Turkey's "conundrum" is also in a sense Ayoob's conundrum. Earlier I mentioned that there are competing sensibilities that wrestle with one another throughout his narrative. Like Turkey, there is the Ayoob who strongly supports the democratic aspirations of the people of the Middle East and maintains that Islam and democracy are compatible. But there is also Ayoob the realist, who fears instability and uncertainty above all. "Forces let loose by the Arab Spring," he laments, "have exacerbated pre-existing problems in the Middle East" (p. 159), and the "introduction of a huge amount of uncertainty in Middle Eastern politics" by the democratic revolts of 2010-11 have "led to a highly fluid and potentially combustible state of affairs in this already volatile region" (pp. 1-2).
At an abstract level, these sensibilities are arguably reconcilable.

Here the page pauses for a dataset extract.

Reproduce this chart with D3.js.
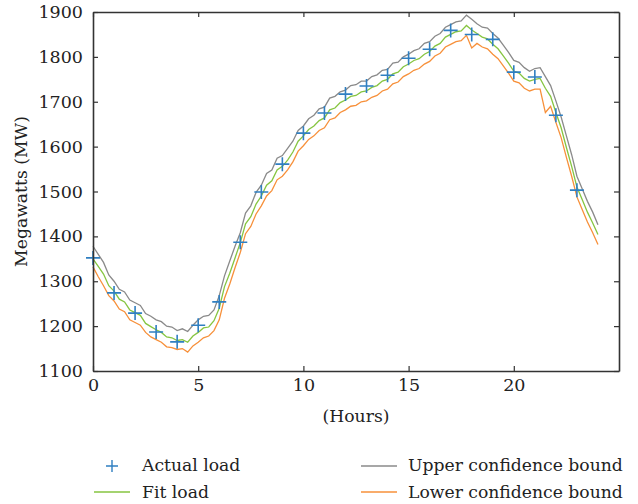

The trouble comes at the concrete level. Ayoob is at odds with himself, for example, when it comes to Syria. He acknowledges that "the fundamental problem facing the Syrian polity" is "an end to the civil war — negotiated or otherwise — that would leave the state structure largely intact while removing the family and sectarian dictatorship that has ruled the country for the past four decades" (p. 167). In discussing the chemical-weapons crisis of August-September 2013, he writes: "Had the United States made good on its threat to strike Syria, it would have turned out to be a major escalation of the conflict and may have tilted the military balance decisively against the Assad regime" (pp. 165-66). Yet he also warns of the danger of Syria's becoming a failed state, "if the United States with or without the help of its European allies launches air attacks on Syrian military and communication facilities using the regime's employment of chemical weapons, if proven, as an excuse…" (p. 97). So the underlying issue in Syria is the Assad regime itself and its potential removal. Had Obama launched the military strike on the regime as he had threatened, it might have brought down the House of Assad; yet doing so would have been calamitous and indeed remains a "danger" (p. 166).
Obviously, these three arguments do not hang together. And Ayoob never proposes a solution to the Syrian conflict. This is not to condemn him. The Syrian nightmare, now in its fourth year, has perplexed and divided the world, leaving no consensus on what is to be done. This is why the book my colleague Nader Hashemi and I assembled on the topic is entitled The Syria Dilemma. I don't fault Ayoob for failing to come up with the answer to the Syrian riddle, but there are contradictions in his arguments that make his otherwise illuminating discussion of this crucial issue less than compelling. These criticisms notwithstanding, Will the Middle East Implode? is filled with critical insights and much-needed food for thought on some of the central questions of our age.